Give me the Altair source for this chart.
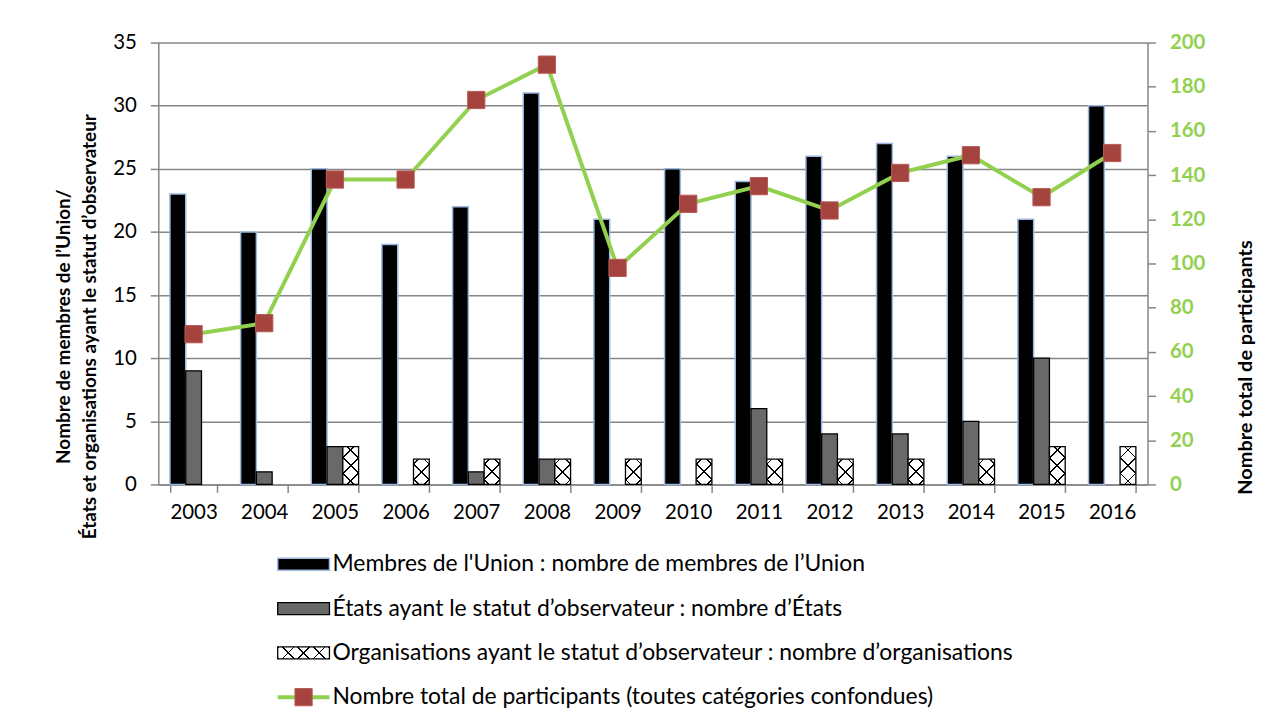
import math
import altair as alt
import pandas as pd

# ---------------- data ----------------
annees = [str(y) for y in range(2003, 2017)]
membres = [23, 20, 25, 19, 22, 31, 21, 25, 24, 26, 27, 26, 21, 30]
etats = [9, 1, 3, 0, 1, 2, 0, 0, 6, 4, 4, 5, 10, 0]
organisations = [0, 0, 3, 2, 2, 2, 2, 2, 2, 2, 2, 2, 3, 3]
total = [68, 73, 138, 138, 174, 190, 98, 127, 135, 124, 141, 149, 130, 150]

legende = [
    "Membres de l'Union : nombre de membres de l\u2019Union",
    "\u00c9tats ayant le statut d\u2019observateur : nombre d\u2019\u00c9tats",
    "Organisations ayant le statut d\u2019observateur : nombre d\u2019organisations",
    "Nombre total de participants (toutes cat\u00e9gories confondues)",
]
titre_gauche = ["Nombre de membres de l\u2019Union/",
                "\u00c9tats et organisations ayant le statut d\u2019observateur"]
titre_droite = "Nombre total de participants"

# ---------------- style ----------------
W, H = 994, 444
YMAX_L, YMAX_R = 35, 200
PAD_IN, PAD_OUT = 0.33, 0.165
FONT = "Lato"
TICK_FS = 20.5
LEG_FS = 23
GREY = "#868686"
GREEN = "#92D050"
RED = "#A5443F"
series = ["membres", "etats", "organisations"]

rows = []
for i, a in enumerate(annees):
    for s, vals in zip(series, [membres, etats, organisations]):
        rows.append({"annee": a, "serie": s, "valeur": vals[i]})
bars_df = pd.DataFrame(rows)
bars_df = bars_df[bars_df.valeur > 0]
line_df = pd.DataFrame({"annee": annees, "total": total})
leg_df = pd.DataFrame({"ordre": list(range(len(legende))), "libelle": legende})


def hatch(w, h, period, lw, slash, ink="black"):
    """Diagonal stripes at 45 degrees inside a w x h box (bbox gradient)."""
    k = (w + h) / (w * w + h * h)
    if slash:
        x1, y1, x2, y2 = 0, 0, k * w, k * h
    else:
        x1, y1, x2, y2 = 0, 1, k * w, 1 - k * h
    step = math.sqrt(2) * period / (w + h)
    half = lw / (math.sqrt(2) * (w + h))
    clear = "rgba(0,0,0,0)"
    stops = [alt.GradientStop(offset=0, color=clear)]
    centers = sorted(0.5 + j * step for j in range(-40, 41)
                     if -half < 0.5 + j * step < 1 + half)
    for c in centers:
        a, b = max(c - half, 0), min(c + half, 1)
        stops += [alt.GradientStop(offset=a, color=clear),
                  alt.GradientStop(offset=a, color=ink),
                  alt.GradientStop(offset=b, color=ink),
                  alt.GradientStop(offset=b, color=clear)]
    stops.append(alt.GradientStop(offset=1, color=clear))
    return alt.Gradient(gradient="linear", stops=stops, x1=x1, y1=y1, x2=x2, y2=y2)


# ---------------- encodings ----------------
x_enc = alt.X(
    "annee:N", sort=annees,
    scale=alt.Scale(domain=annees, paddingInner=PAD_IN, paddingOuter=PAD_OUT),
    axis=alt.Axis(title=None, tickBand="extent", tickSize=8, labelAngle=0,
                  labelFontSize=TICK_FS, labelPadding=10, labelColor="black",
                  domainColor=GREY, tickColor=GREY, domainWidth=1.5, tickWidth=1.5),
)
xo_enc = alt.XOffset("serie:N", scale=alt.Scale(domain=series, paddingInner=0, paddingOuter=0))
y_enc = alt.Y(
    "valeur:Q", scale=alt.Scale(domain=[0, YMAX_L], nice=False),
    axis=alt.Axis(values=list(range(0, YMAX_L + 1, 5)), grid=True, gridColor=GREY,
                  gridWidth=1.5, tickSize=8, tickColor=GREY, domainColor=GREY,
                  domainWidth=1.5, tickWidth=1.5,
                  labelFontSize=TICK_FS, labelPadding=14, labelColor="black",
                  title=titre_gauche, titleFontSize=19, titleFontWeight="bold",
                  titleLineHeight=26, titlePadding=13, titleColor="black",
                  titleY=285),
)

bar_w = W / len(annees) * (1 - PAD_IN) / len(series)
unit_px = H / YMAX_L

m_bars = alt.Chart(bars_df).transform_filter("datum.serie == 'membres'").mark_bar(
    fill="black", stroke="#9DB8E0", strokeWidth=1.5).encode(x=x_enc, xOffset=xo_enc, y=y_enc)

e_bars = alt.Chart(bars_df).transform_filter("datum.serie == 'etats'").mark_bar(
    fill="#696969", stroke="black", strokeWidth=1.3).encode(x=x_enc, xOffset=xo_enc, y=y_enc)

o_layers = []
for v in sorted(set(o for o in organisations if o > 0)):
    base = alt.Chart(bars_df).transform_filter(
        f"datum.serie == 'organisations' && datum.valeur == {v}")
    hpx = v * unit_px
    o_layers.append(base.mark_bar(fill="white", strokeWidth=0).encode(
        x=x_enc, xOffset=xo_enc, y=y_enc))
    o_layers.append(base.mark_bar(fill=hatch(bar_w, hpx, 11, 1.3, False), strokeWidth=0).encode(
        x=x_enc, xOffset=xo_enc, y=y_enc))
    o_layers.append(base.mark_bar(fill=hatch(bar_w, hpx, 11, 1.3, True),
                                  stroke="black", strokeWidth=1.3).encode(
        x=x_enc, xOffset=xo_enc, y=y_enc))

bars = alt.layer(m_bars, e_bars, *o_layers)

y_right = alt.Y(
    "total:Q", scale=alt.Scale(domain=[0, YMAX_R], nice=False),
    axis=alt.Axis(orient="right", values=list(range(0, YMAX_R + 1, 20)), grid=False,
                  tickSize=8, tickColor=GREY, domainColor=GREY, domainWidth=1.5, tickWidth=1.5,
                  labelFontSize=TICK_FS, labelFontWeight="bold", labelColor=GREEN, labelPadding=14,
                  title=titre_droite, titleFontSize=20, titleFontWeight="bold",
                  titleAngle=270, titlePadding=51, titleColor="black", titleY=326),
)
line = alt.Chart(line_df).mark_line(color=GREEN, strokeWidth=4).encode(x=x_enc, y=y_right)
pts = alt.Chart(line_df).mark_point(shape="square", filled=True, size=300, fill=RED,
                                    stroke="#B85A56", strokeWidth=1, opacity=1).encode(
    x=x_enc, y=y_right)

main = alt.layer(bars, alt.layer(line, pts)).resolve_scale(y="independent").properties(
    width=W, height=H)

# ---------------- legend panel ----------------
LEG_H = 178
ly = alt.Y("ordre:O", axis=None, scale=alt.Scale(paddingInner=0, paddingOuter=0))
SX0, SX1, TX = 120, 172, 175
lb = alt.Chart(leg_df)
leg_layers = [
    lb.transform_filter("datum.ordre == 0").mark_bar(
        orient="horizontal", size=12, fill="black", stroke="#9DB8E0", strokeWidth=1.5).encode(
        x=alt.value(SX0), x2=alt.value(SX1), y=ly),
    lb.transform_filter("datum.ordre == 1").mark_bar(
        orient="horizontal", size=12, fill="#696969", stroke="black", strokeWidth=1.3).encode(
        x=alt.value(SX0), x2=alt.value(SX1), y=ly),
    lb.transform_filter("datum.ordre == 2").mark_bar(
        orient="horizontal", size=12, fill="white", strokeWidth=0).encode(
        x=alt.value(SX0), x2=alt.value(SX1), y=ly),
    lb.transform_filter("datum.ordre == 2").mark_bar(
        orient="horizontal", size=12, fill=hatch(SX1 - SX0, 12, 11, 1.3, False), strokeWidth=0).encode(
        x=alt.value(SX0), x2=alt.value(SX1), y=ly),
    lb.transform_filter("datum.ordre == 2").mark_bar(
        orient="horizontal", size=12, fill=hatch(SX1 - SX0, 12, 11, 1.3, True),
        stroke="black", strokeWidth=1.3).encode(
        x=alt.value(SX0), x2=alt.value(SX1), y=ly),
    lb.transform_filter("datum.ordre == 3").mark_rule(color=GREEN, strokeWidth=4).encode(
        x=alt.value(SX0), x2=alt.value(SX1), y=ly),
    lb.transform_filter("datum.ordre == 3").mark_point(
        shape="square", filled=True, size=300, fill=RED, stroke="#B85A56", strokeWidth=1,
        opacity=1).encode(x=alt.value((SX0 + SX1) / 2), y=ly),
    lb.mark_text(align="left", baseline="middle", fontSize=LEG_FS, font=FONT, color="black").encode(
        x=alt.value(TX), y=ly, text="libelle:N"),
]
legend_panel = alt.layer(*leg_layers).properties(width=W, height=LEG_H)

chart = alt.vconcat(main, legend_panel, spacing=58, bounds="flush").properties(
    padding={"top": 23, "left": 47, "right": 0, "bottom": 0}
).configure_view(strokeWidth=0).configure_axis(
    labelFont=FONT, titleFont=FONT
).configure_text(font=FONT)

chart.save("out.html", embed_options={"renderer": "svg", "actions": False})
**********
• **Exercise**:
Pictures stay out. Print the data exactly, from its first line through the line containing "149, 130, 150]".

• **Task answer**:
Give me the Altair source for this chart.
import math
import altair as alt
import pandas as pd

# ---------------- data ----------------
annees = [str(y) for y in range(2003, 2017)]
membres = [23, 20, 25, 19, 22, 31, 21, 25, 24, 26, 27, 26, 21, 30]
etats = [9, 1, 3, 0, 1, 2, 0, 0, 6, 4, 4, 5, 10, 0]
organisations = [0, 0, 3, 2, 2, 2, 2, 2, 2, 2, 2, 2, 3, 3]
total = [68, 73, 138, 138, 174, 190, 98, 127, 135, 124, 141, 149, 130, 150]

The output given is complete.